Wild Rose
CBC Books | Posted: March 9, 2017 5:00 PM | Last Updated: August 30, 2018
Sharon Butala
"The first night she hardly noticed he was gone, and even though she had expected him back before the moon rose, she slept soundly." So begins acclaimed novelist and literary nonfiction writer Sharon Butala's new novel. By the end of the first chapter, Sophie Hippolyte's husband Pierre will have been gone for three days, and the suspense, as a lone horseman approaches their homesteadber cabin in the southwest Saskatchewan of the 1880s, is palpable.

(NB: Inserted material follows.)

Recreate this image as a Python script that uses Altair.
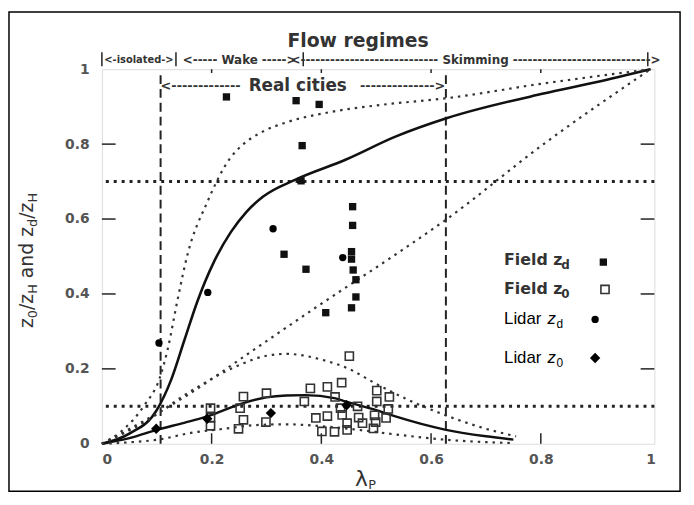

Wild Rose, an epic story of The West, now long gone, charts Sophie's journey from underloved child in religion-bound rural Quebec, to headstrong young woman to exhausted homesteader to deserted bride and mother to independent businesswoman finding her way in a hostile, if beautiful, landscape. In language that is haunting, elegiac and rich with detail, Butala casts an unblinking eye on a merciless West that has become obscured behind headlines about wheat and oil prices. Sophie's West — filled with sodbusters and cowboys, fallen women and proper ladies, settlers and Indians — comes vividly alive in the pages of Wild Rose, Butala's most unforgettable novel. (From Coteau Books)
From the book
She was thinking of her first summer here. She had been fearless, riding Tonerre by herself to search for berry patches - had picked pails of Saskatoons and chokecherries, once near the creek a mile to the north where Saskatoon bushes grew abundantly on the banks among the wild roses and wolf willow, beside a group of native women, not even knowing they were there, until they came through the bushes to pick side by side with her. Sophie, unsure what to do, until one of them reached silently in front of her, pulled down a fruit-laden branch she couldn't reach, and held it for her as Sophie stripped its fruit.
From Wild Rose by Sharon Butala ©2015. Published by Coteau Books.